Parmi les problèmes collatéraux, il y a aussi la gentrification (l’embourgeoisement) accélérée par la Big Tech : comment est-ce de vivre à San Francisco aujourd’hui ?
Les problèmes de logement étaient là avant, mais les nouveaux riches les ont multipliés, et j’y ai aussi contribué au prorata. Mais la pandémie a fait chuter les loyers jusqu’à 40 %. D’une part, ceux qui ont fui la ville parce qu’ils ne pouvaient plus se le permettre reviennent. D’autre part, certains ont profité du « travail à domicile » pour déménager. C’est peut-être une occasion pour la ville de redevenir vivable, même pour les sous-cultures originales et pas seulement pour la monoculture technologique.
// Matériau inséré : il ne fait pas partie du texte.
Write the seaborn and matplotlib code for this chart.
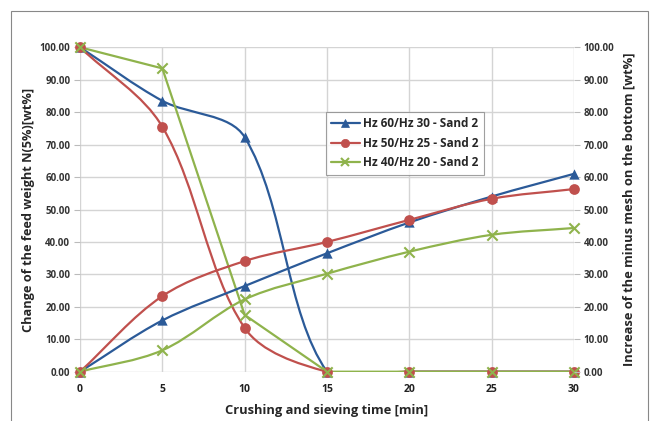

Un autre paradoxe de l’industrie, dans la partie du monde qui protège toutes les nuances sexuelles des « identités non binaires », est sa misogynie : comment l’expliquez-vous ?
Je pense que cela a un rapport avec son origine dans la contre-culture libertaire, avec le mythe de l’underdog (l’opprimé), du perdant qui rattrape le terrain perdu en travaillant comme un forcené. Cette volonté de rédemption, bien que ce soit aussi le berceau de la libération sexuelle, semble toujours liée aux hommes.
Côté bizarreries, vous mentionnez certaines des questions posées lors des entretiens d’embauche, comme « Combien de mètres carrés de pizza sont-ils consommés aux USA ? » ou « Combien de balles de ping-pong rentrent-elles dans un avion ? » Que sont-elles censées dire sur l’intelligence du candidat ?
Qu’il est capable de réduire un problème complexe à des unités élémentaires, qu’il sait comment naviguer dans des territoires inconnus. Celle que j’ai préférée était : « Comment expliqueriez-vous l’internet à un paysan du Moyen-Âge ? » Il faut simplifier, aller à l’essentiel. Google a lancé ce style, ensuite mythifié.
Vous racontez également une fête d’entreprise avec chasse au trésor et selfies sur fond de strip-tease. Est-ce que cet éthos d’adolescents attardés est vraiment nécessaire ?
La contre-culture joue ici aussi un rôle. L’idée d’être irrévérencieux, de faire les choses différemment, sans costume-cravate. Mais il y a aussi un autre aspect : si je peux vous convaincre que le travail est amusant, vous en ferez plus, vous ne voudrez pas quitter le bureau. D’où les cantines gargantuesques et autres avantages.
Côté manipulation, on trouve l’ingénieuse abréviation d’ « application » en « app », comme pour supprimer l’aspect informatique. D’autres exemples de maquillage linguistique ?
Uber appelle les chauffeurs « partenaires », pour gommer le statut de salarié. L’utilisation de « AI », l’intelligence artificielle, avec toute sa charge abstraite, pour tant de services qui pourraient plutôt être expliqués. Le marketing de la vallée vise à obscurcir les choses. Le démystifier est un impératif moral.
En parlant d’Uber, il vient de gagner un référendum pour ne pas avoir à embaucher de chauffeurs. Cela ne me semble pas le signe que la Silicon Valley a atteint un sommet dont elle ne peut que descendre…
Non, la phase dans laquelle nous sommes est marquée par les critiques, mais ils continueront à faire leur business comme si de rien n’était. Peut-être qu’ils vont changer un peu la narration. J’apprécierais l’honnêteté s’ils commençaient à dire : nous avons fait cette app pour l’argent ! L’industrie — et le confinement l’a réaffirmé — est en meilleure forme et plus omniprésente que jamais. Quelque chose bouge cependant, à commencer par diverses tentatives de syndicalisation. Et puis, pour gagner le référendum, ils ont alloué 200 millions de dollars à leur campagne. On ne dépense pas une telle somme si l’ on n’a pas peur que le vent tourne.